Listing itself as Deliveroo Holdings Plc., the Amazon-backed company initially priced its shares at 3.90 pounds (~$5.36), which gave it an expected valuation of 7.6 billion pounds (~$10.5 billion), saw its shares drop by 30 percent; by market closing time, shares fell by 26 percent and its share price fell as low as 2.73 pounds.
Leading the company’s IPO were JPMorgan and Goldman Sachs; Deliveroo was the biggest company to go public in London since Glencore, a mining group, did so in 2011.
“I am very proud that Deliveroo is going public in London – our home,” said CEO and co-founder Will Shu in a statement.
“In this next phase of our journey as a public company we will continue to invest in the innovations that help restaurants and grocers to grow their businesses, to bring customers more choice than ever before, and to provide riders with more work.”

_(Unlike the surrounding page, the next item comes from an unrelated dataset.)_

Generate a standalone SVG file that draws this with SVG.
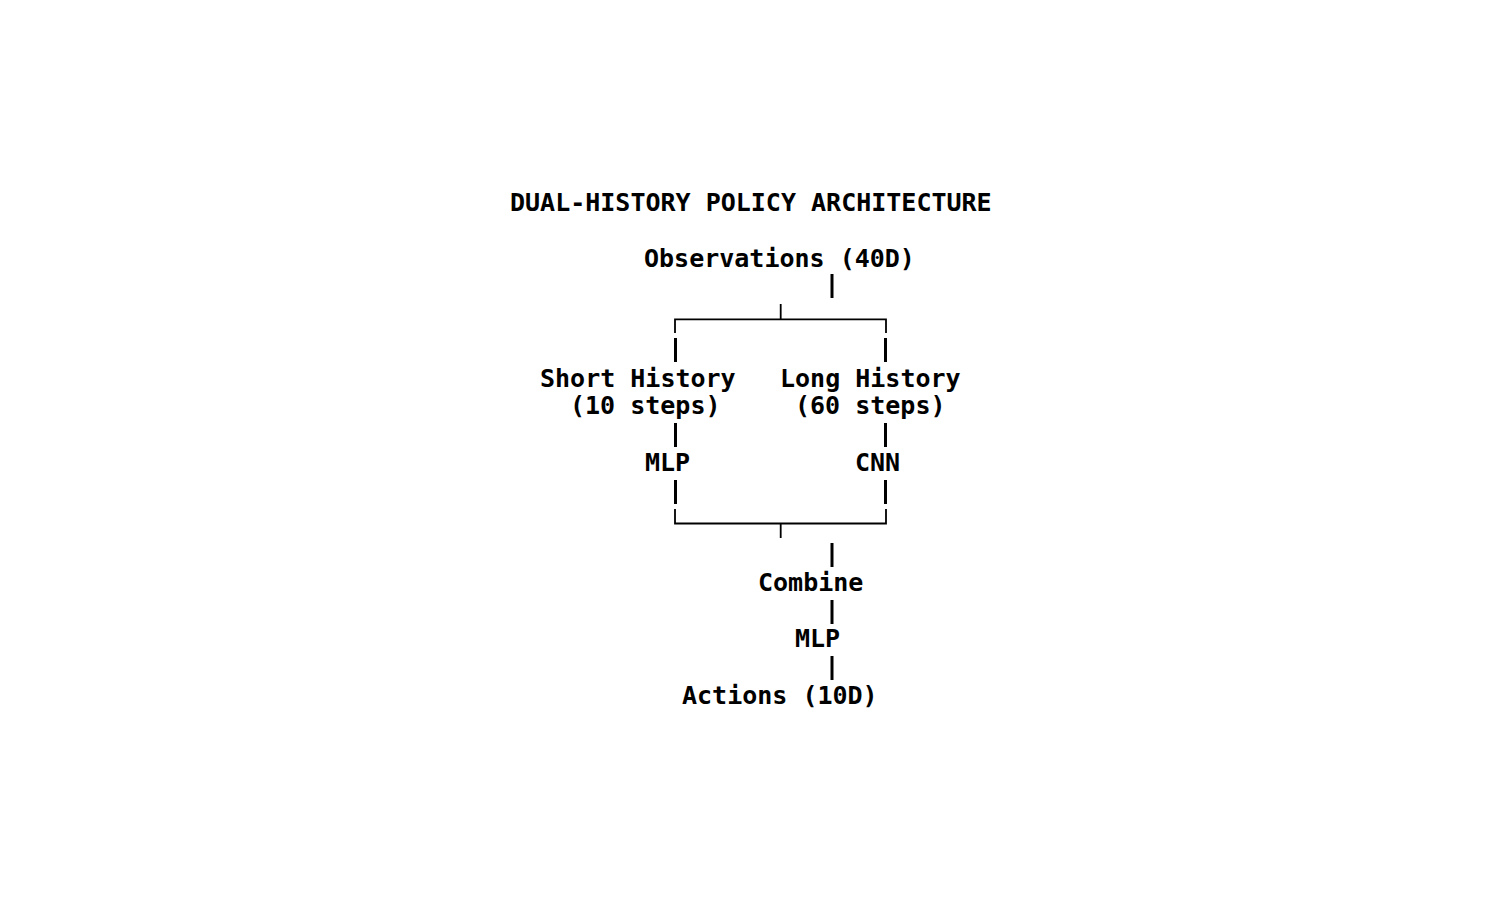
<svg xmlns="http://www.w3.org/2000/svg" width="1500" height="900" viewBox="0 0 1500 900">
  <style>
    .t { font-family: "DejaVu Sans Mono", "Liberation Mono", monospace; font-weight: bold; font-size: 25px; fill: #000; }
    .bar { stroke: #000; stroke-width: 3; fill: none; }
    .thin { stroke: #000; stroke-width: 1.8; fill: none; }
  </style>
  <rect x="0" y="0" width="1500" height="900" fill="#fff"/>
  <g id="title"><text class="t" x="510" y="211">DUAL-HISTORY POLICY ARCHITECTURE</text></g>
  <g id="observations"><text class="t" x="644" y="267">Observations (40D)</text></g>
  <g id="short-history">
    <text class="t" x="540" y="387">Short History</text>
    <text class="t" x="570" y="414">(10 steps)</text>
  </g>
  <g id="long-history">
    <text class="t" x="780" y="387">Long History</text>
    <text class="t" x="795" y="414">(60 steps)</text>
  </g>
  <g id="mlp-short"><text class="t" x="645" y="471">MLP</text></g>
  <g id="cnn-long"><text class="t" x="855" y="471">CNN</text></g>
  <g id="combine"><text class="t" x="758" y="591">Combine</text></g>
  <g id="mlp-head"><text class="t" x="795" y="647">MLP</text></g>
  <g id="actions"><text class="t" x="682" y="704">Actions (10D)</text></g>
  <g id="connectors">
    <line class="bar" x1="832" y1="274" x2="832" y2="298"/>
    <path class="thin" d="M780.7,304 V319.3 M675,333 V319.3 H886 V333"/>
    <line class="bar" x1="675.5" y1="338" x2="675.5" y2="362"/>
    <line class="bar" x1="885.5" y1="338" x2="885.5" y2="362"/>
    <line class="bar" x1="675.5" y1="423" x2="675.5" y2="447"/>
    <line class="bar" x1="885.5" y1="423" x2="885.5" y2="447"/>
    <line class="bar" x1="675.5" y1="480" x2="675.5" y2="504"/>
    <line class="bar" x1="885.5" y1="480" x2="885.5" y2="504"/>
    <path class="thin" d="M675,509 V523.5 H886 V509 M780.7,523.5 V538"/>
    <line class="bar" x1="832" y1="543" x2="832" y2="567"/>
    <line class="bar" x1="832" y1="600" x2="832" y2="624"/>
    <line class="bar" x1="832" y1="656" x2="832" y2="680"/>
  </g>
</svg>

Many experts say that its failed stock market debut stems from its current business model. Over the last year, food delivery services skyrocketed due to the COVID-19 pandemic, but some feel that once we return to normalcy, the boom will fade away.
Additionally, investors in the UK showed concerns over the company’s planned dual-class share structure. This move—which Deliveroo plans to follow for the next three years—would give Shu more control of the company and more voting rights over other investors; it also means that the company would not be eligible for a “premium” listing that would allow it to join other FTSE indices.
Legal Battle with Gig Workers
Along with the aforementioned concerns from investors, Deliveroo has been in a bit of hot water regarding its riders.
Russ Mould, an investor at AJ Bell, revealed that some fund managers backed out of the IPO due to concerns surrounding the company’s working practices.
“This is likely to have spooked a lot of people who applied for shares in the IPO offer, meaning they are racing to dump them,” he said.
On April 7, the day that unconditional trading begins for Deliveroo, hundreds of the company’s riders plan to go on strike in protest of its current approach to workers’ rights in regards pay and overall conditions.
The Independent Workers’ Union of Great Britain (IWGB) urged potential Deliveroo investors to consider the food delivery service’s business model before making any moves. From this, Legal & General Investment Management, Aviva Investors, and Aberdeen Standard Investments announced that they would not participate in the IPO.
IWGB President Alex Marshall said: “Investing in Deliveroo means associating yourself with the exploitative and unstable business model that it champions and has set aside millions to defend. It means signing up to support a company condemned across parliament during the pandemic for endangering public health and for clapping and then scrapping key workers without due process.”
In February, the U.K. Supreme Court ruled that Uber—who has been dealing with similar protests across the pond—must classify its drivers as employees rather than independent contractors; this includes providing them with a minimum wage, holiday pay and pensions.